> **PROBLEM DETAILS**:
Restate each line of the listing exactly, without carrying over any pictures.

> **INFORMATION PROVIDED**:

_ _ _

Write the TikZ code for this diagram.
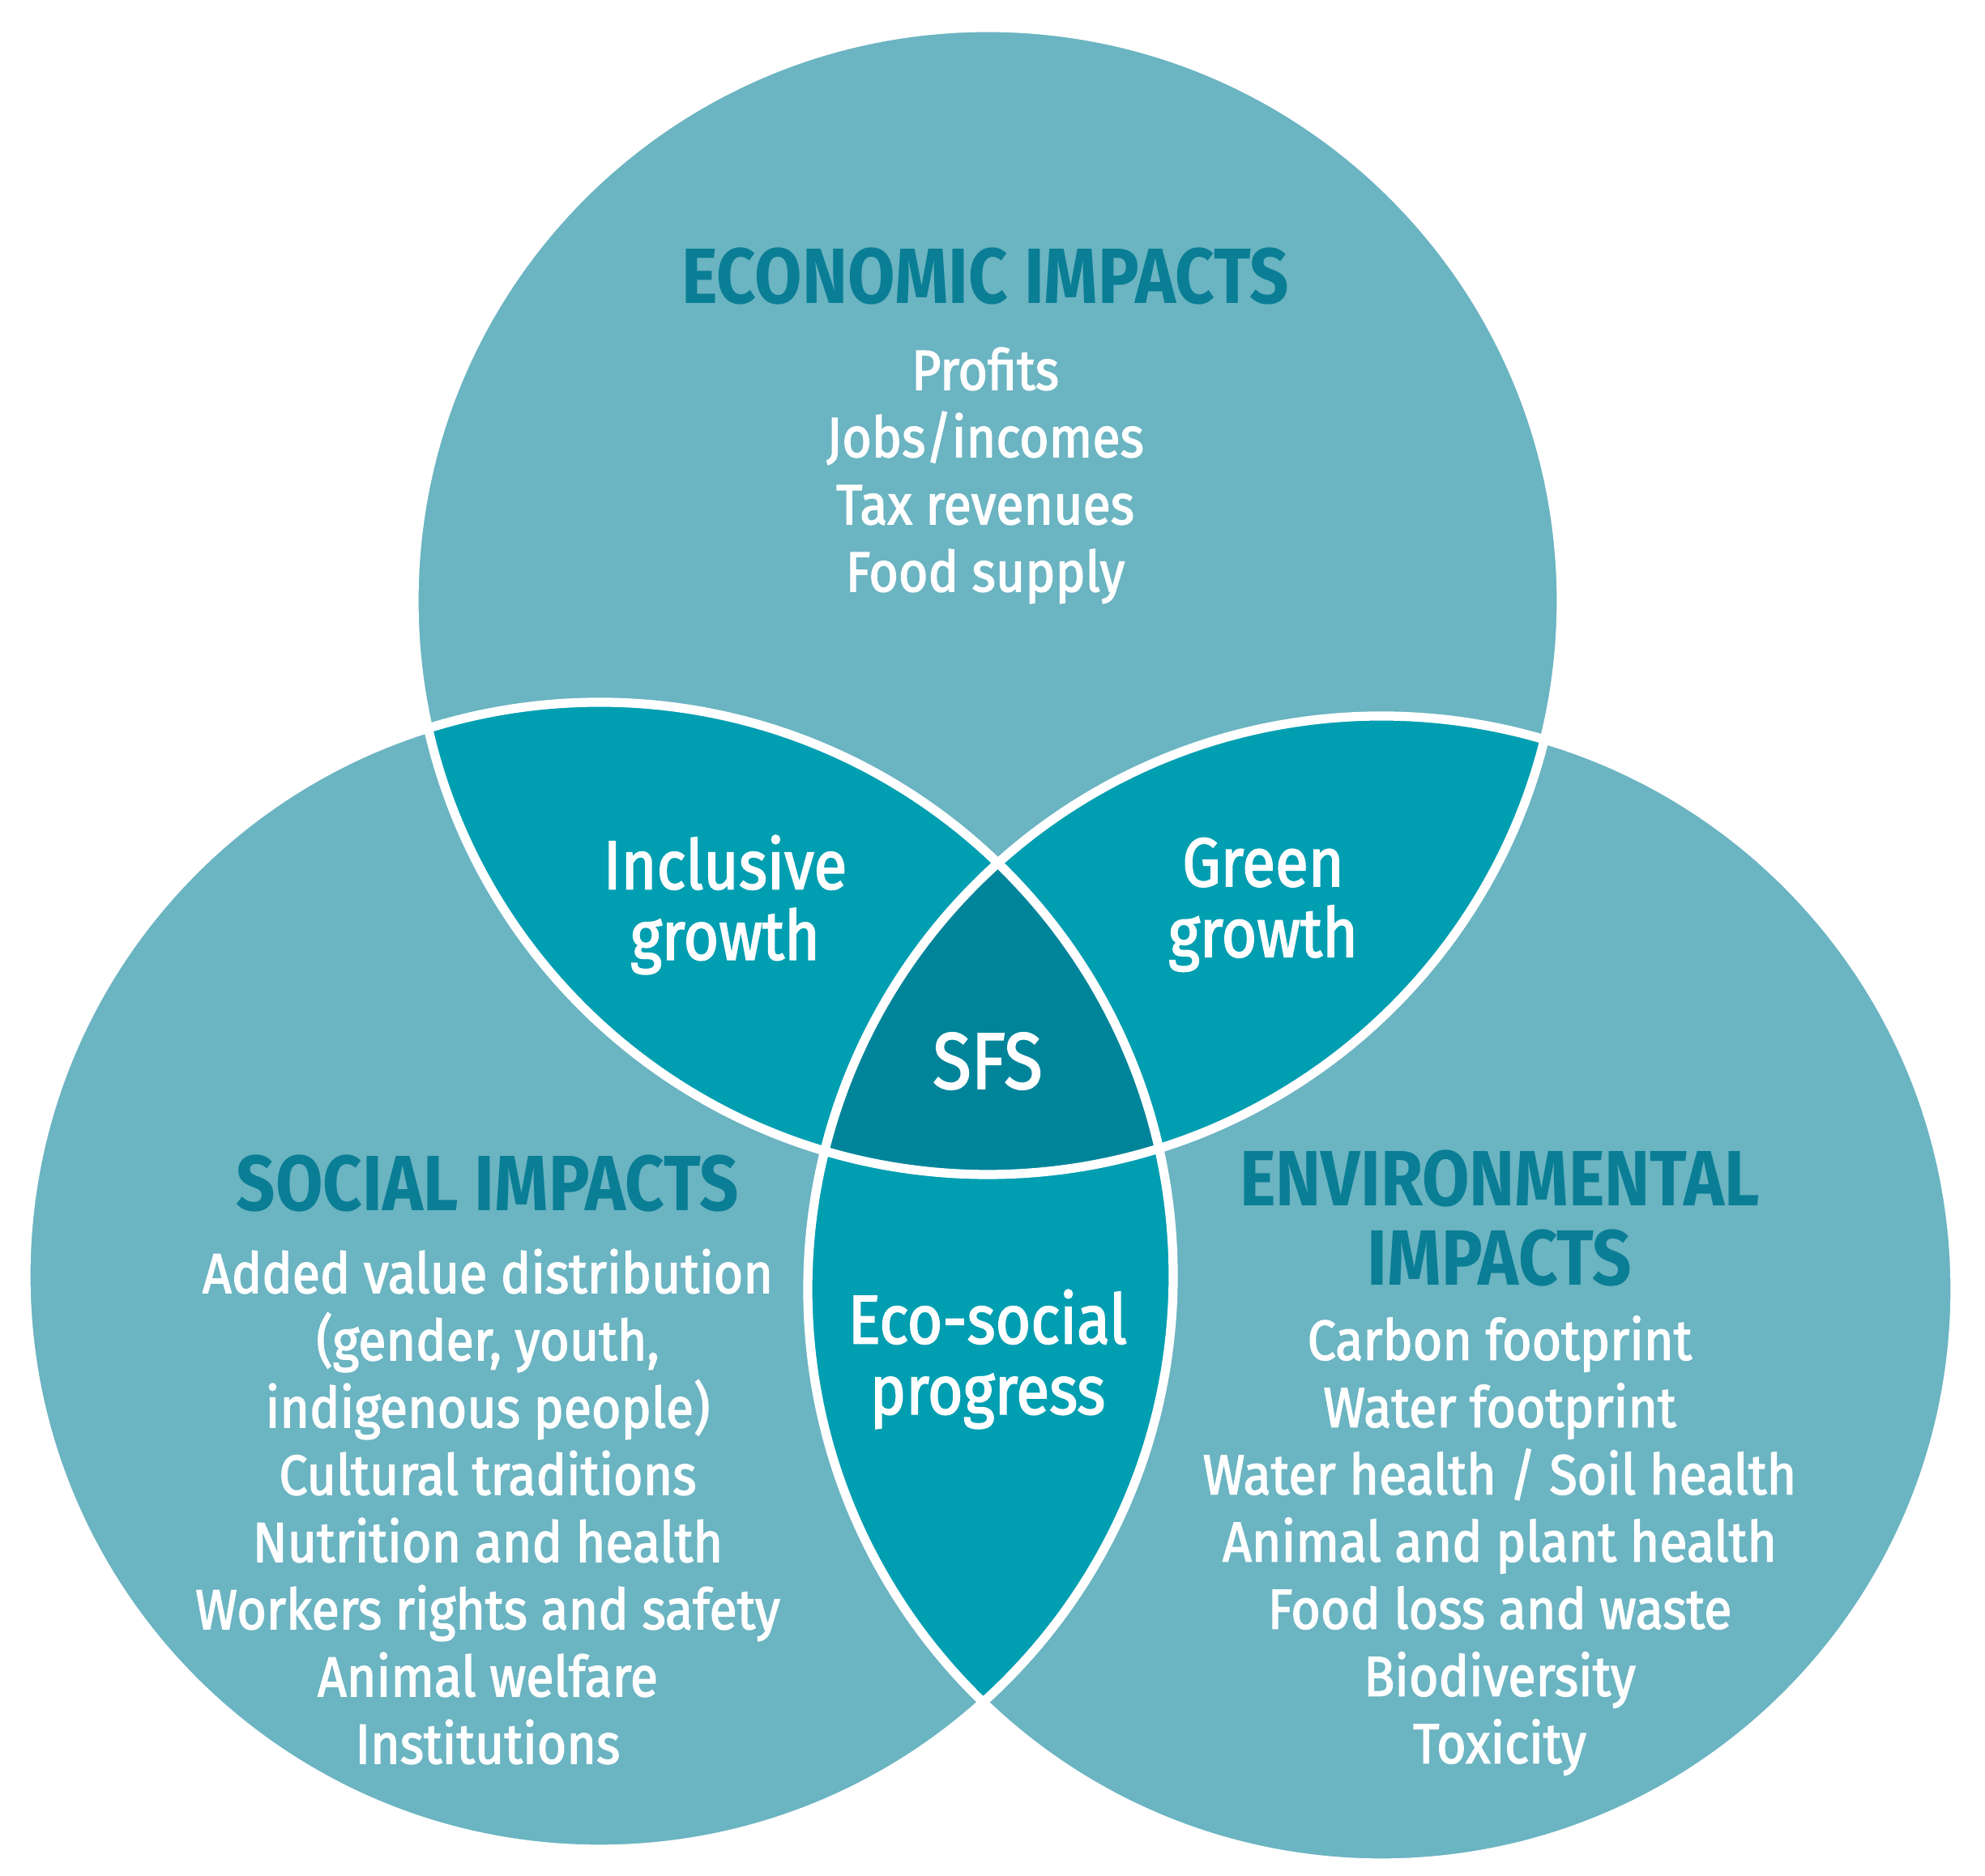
\documentclass[tikz,border=0pt]{standalone}
\usepackage{fontspec}
\setmainfont{Fira Sans}
\newfontfamily\wfont{Fira Sans}[FakeStretch=0.90, FakeBold=2]
\newfontfamily\lfont{Fira Sans}[FakeStretch=0.88, FakeBold=2]
\newfontfamily\tfont{Fira Sans}[FakeStretch=0.875]
\definecolor{lightc}{HTML}{6BB4C2}
\definecolor{midc}{HTML}{009EB1}
\definecolor{darkc}{HTML}{00849A}
\definecolor{titlec}{HTML}{0A7E94}
\tikzset{
  titletext/.style={text=titlec, align=center, inner sep=0pt, font=\tfont\bfseries\fontsize{27.5}{30}\selectfont},
  listtext/.style={text=white, align=center, inner sep=0pt, font=\wfont\fontsize{19.8}{23.6}\selectfont},
  lenstext/.style={text=white, align=center, inner sep=0pt, font=\lfont\fontsize{24.2}{24.8}\selectfont},
  sep/.style={white, line width=3.2pt}
}
\begin{document}
\begin{tikzpicture}[x=0.01cm,y=0.01cm]
\useasboundingbox (0,0) rectangle (2450,2316);
\coordinate (T) at (1219,1574);
\coordinate (L) at (740,741);
\coordinate (R) at (1705,724);
\def\rr{708}
% base circles
\fill[lightc] (T) circle[radius=\rr];
\fill[lightc] (L) circle[radius=\rr];
\fill[lightc] (R) circle[radius=\rr];
% pairwise overlaps
\begin{scope}
  \clip (T) circle[radius=\rr];
  \fill[midc] (L) circle[radius=\rr];
  \fill[midc] (R) circle[radius=\rr];
\end{scope}
\begin{scope}
  \clip (L) circle[radius=\rr];
  \fill[midc] (R) circle[radius=\rr];
\end{scope}
% triple overlap
\begin{scope}
  \clip (T) circle[radius=\rr];
  \clip (L) circle[radius=\rr];
  \fill[darkc] (R) circle[radius=\rr];
\end{scope}
% white outlines
\draw[sep] (T) circle[radius=\rr];
\draw[sep] (L) circle[radius=\rr];
\draw[sep] (R) circle[radius=\rr];

% texts
\node[titletext] (econtitle) at (1216,1975) {ECONOMIC IMPACTS};
\node[listtext] (econlist) at (1216,1729) {Profits\\Jobs/incomes\\Tax revenues\\Food supply};

\node[titletext] (soctitle) at (602,855) {SOCIAL IMPACTS};
\node[listtext] (soclist) at (602,456) {Added value distribution\\(gender, youth,\\indigenous people)\\Cultural traditions\\Nutrition and health\\Workers rights and safety\\Animal welfare\\Institutions};

\node[titletext] (envtitlea) at (1851,861) {ENVIRONMENTAL};
\node[titletext] (envtitleb) at (1851,763) {IMPACTS};
\node[listtext] (envlist) at (1851,408) {Carbon footprint\\Water footprint\\Water health / Soil health\\Animal and plant health\\Food loss and waste\\Biodiversity\\Toxicity};

\node[lenstext] (incl) at (895,1199) {Inclusive\\growth};
\node[lenstext] (green) at (1559,1199) {Green\\growth};
\node[lenstext, font=\lfont\fontsize{28}{30}\selectfont] (sfs) at (1219,1006) {SFS};
\node[lenstext] (eco) at (1219,638) {Eco-social\\progress};
\end{tikzpicture}
\end{document}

_ _ _

> **SOLUTION TO THIS PROBLEM**:
Write the TikZ code for this diagram.
\documentclass[tikz,border=0pt]{standalone}
\usepackage{fontspec}
\setmainfont{Fira Sans}
\newfontfamily\wfont{Fira Sans}[FakeStretch=0.90, FakeBold=2]
\newfontfamily\lfont{Fira Sans}[FakeStretch=0.88, FakeBold=2]
\newfontfamily\tfont{Fira Sans}[FakeStretch=0.875]
\definecolor{lightc}{HTML}{6BB4C2}
\definecolor{midc}{HTML}{009EB1}
\definecolor{darkc}{HTML}{00849A}
\definecolor{titlec}{HTML}{0A7E94}
\tikzset{
  titletext/.style={text=titlec, align=center, inner sep=0pt, font=\tfont\bfseries\fontsize{27.5}{30}\selectfont},
  listtext/.style={text=white, align=center, inner sep=0pt, font=\wfont\fontsize{19.8}{23.6}\selectfont},
  lenstext/.style={text=white, align=center, inner sep=0pt, font=\lfont\fontsize{24.2}{24.8}\selectfont},
  sep/.style={white, line width=3.2pt}
}
\begin{document}
\begin{tikzpicture}[x=0.01cm,y=0.01cm]
\useasboundingbox (0,0) rectangle (2450,2316);
\coordinate (T) at (1219,1574);
\coordinate (L) at (740,741);
\coordinate (R) at (1705,724);
\def\rr{708}
% base circles
\fill[lightc] (T) circle[radius=\rr];
\fill[lightc] (L) circle[radius=\rr];
\fill[lightc] (R) circle[radius=\rr];
% pairwise overlaps
\begin{scope}
  \clip (T) circle[radius=\rr];
  \fill[midc] (L) circle[radius=\rr];
  \fill[midc] (R) circle[radius=\rr];
\end{scope}
\begin{scope}
  \clip (L) circle[radius=\rr];
  \fill[midc] (R) circle[radius=\rr];
\end{scope}
% triple overlap
\begin{scope}
  \clip (T) circle[radius=\rr];
  \clip (L) circle[radius=\rr];
  \fill[darkc] (R) circle[radius=\rr];
\end{scope}
% white outlines
\draw[sep] (T) circle[radius=\rr];
\draw[sep] (L) circle[radius=\rr];
\draw[sep] (R) circle[radius=\rr];

% texts
\node[titletext] (econtitle) at (1216,1975) {ECONOMIC IMPACTS};
\node[listtext] (econlist) at (1216,1729) {Profits\\Jobs/incomes\\Tax revenues\\Food supply};

\node[titletext] (soctitle) at (602,855) {SOCIAL IMPACTS};
\node[listtext] (soclist) at (602,456) {Added value distribution\\(gender, youth,\\indigenous people)\\Cultural traditions\\Nutrition and health\\Workers rights and safety\\Animal welfare\\Institutions};

\node[titletext] (envtitlea) at (1851,861) {ENVIRONMENTAL};
\node[titletext] (envtitleb) at (1851,763) {IMPACTS};
\node[listtext] (envlist) at (1851,408) {Carbon footprint\\Water footprint\\Water health / Soil health\\Animal and plant health\\Food loss and waste\\Biodiversity\\Toxicity};

\node[lenstext] (incl) at (895,1199) {Inclusive\\growth};
\node[lenstext] (green) at (1559,1199) {Green\\growth};
\node[lenstext, font=\lfont\fontsize{28}{30}\selectfont] (sfs) at (1219,1006) {SFS};
\node[lenstext] (eco) at (1219,638) {Eco-social\\progress};
\end{tikzpicture}
\end{document}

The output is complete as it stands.